Unlike traditional retailers, people increasingly visit Watches of Switzerland by appointment, rather than drift in from the street, and the company has

a database of some four million clients. Mr Duffy said the consumer experience is not dissimilar to that shoppers will recognise from buying a phone or gadget in an Apple Store.

“We are a destination shop, and people often take a number of visits before deciding whether to buy a beautiful Rolex or a Cartier,” he said. “That is our norm. As people come in, they look, they engage, they learn, they then go and have a look online and come back again. It is a serious consideration if you are spending £5,000 to £10,000 on a watch. Our engagement is much more specific than spontaneous. About half of the Rolexes we sell are on waiting list.”

He added: “We always have that big long list. We had some availability of product and we worked that list over the past few weeks. That is what people are now coming in to collect.”

The new Rolex boutique in Glasgow will be the first of its kind in Scotland. Mr Duffy said it will be housed in a former Watches of Switzerland shop at the top of Buchanan Street, opposite the Buchanan Galleries.

Mr Duffy, who has held senior roles with a host of luxury brands, including nine years as group president of Polo Ralph Lauren for Europe and the Middle East, said: “It will be the first one ever in Scotland dedicated to Rolex. Rolex do amazing designs. We are incorporating some aspects of the city into it; there will be visuals around the store. It will make it feel like it belongs to the city.”

Mr Duffy grew up in Castlemilk, Barlanark and then Balornock, describing himself as a “product of Glasgow housing schemes”. He qualified as a chartered accountant aged 21, having embarked on an apprenticeship on leaving school which he completed at the University of Glasgow. His first post was with Peter Marwick Mitchell in Buchanan Street, now part of KMPG.

He then switched in-house to a role with Polaroid, his firm’s biggest client, in Vale of Leven, before being headhunted by Playtex in Port Glasgow, where he became finance director for the UK business, aged 28. Mr Duffy was then promoted to the post of European finance director, which saw him relocate to Paris aged 30, where his wife gave birth to the couple’s fourth child. After three years in Paris, they moved to Connecticut, America, after he was promoted to become the company’s worldwide chief financial controller. He stayed in post for around four years.

Playtex was then acquired by the Sarah Lee Corporation, which prefaced a role into general management. “Up until that point, I was a finance guy,” Mr Duffy said. He moved to London, where his first project was the launch of Wonderbra in 1992, and went on to hold leading roles on other businesses within Sarah Lee.

In 2002, he left and went to college to learn to play the guitar, commencing a full-time degree in music, while he awaited the next opportunity. Then, in the spring of 2003, “along came Ralph Lauren, with the opportunity to become the first president for Europe and the Middle East, which I jumped at.”

He said: “I had always loved the brand, and saw it as a great opportunity. The job was in Geneva, Switzerland.

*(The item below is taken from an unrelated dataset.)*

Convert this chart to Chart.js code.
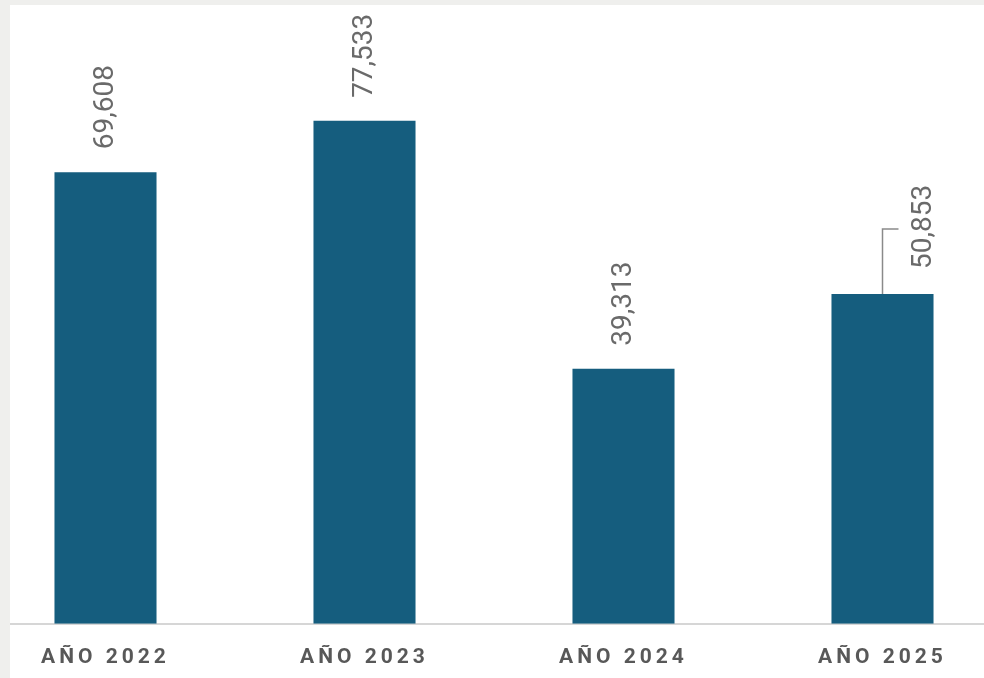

I was there for nine years.”

A move back to the UK came after the intensity of the Ralph Lauren role, which had involved travelling to America every month and a sales territory extending to Russia and the Middle East. He joined Watches of Switzerland, which has 124 stores and employs around 1,800 people, six years ago, since when he has launched the brand in the US and floated it on the stock market last year.

“Along the way in 2012 I got the opportunity of going on the board of Glasgow Celtic,” Mr Duffy said. “It was wonderful. It was a boyhood dream, in many ways, to get that close to the running of the club and be a part of it. It was a wonderful few years.”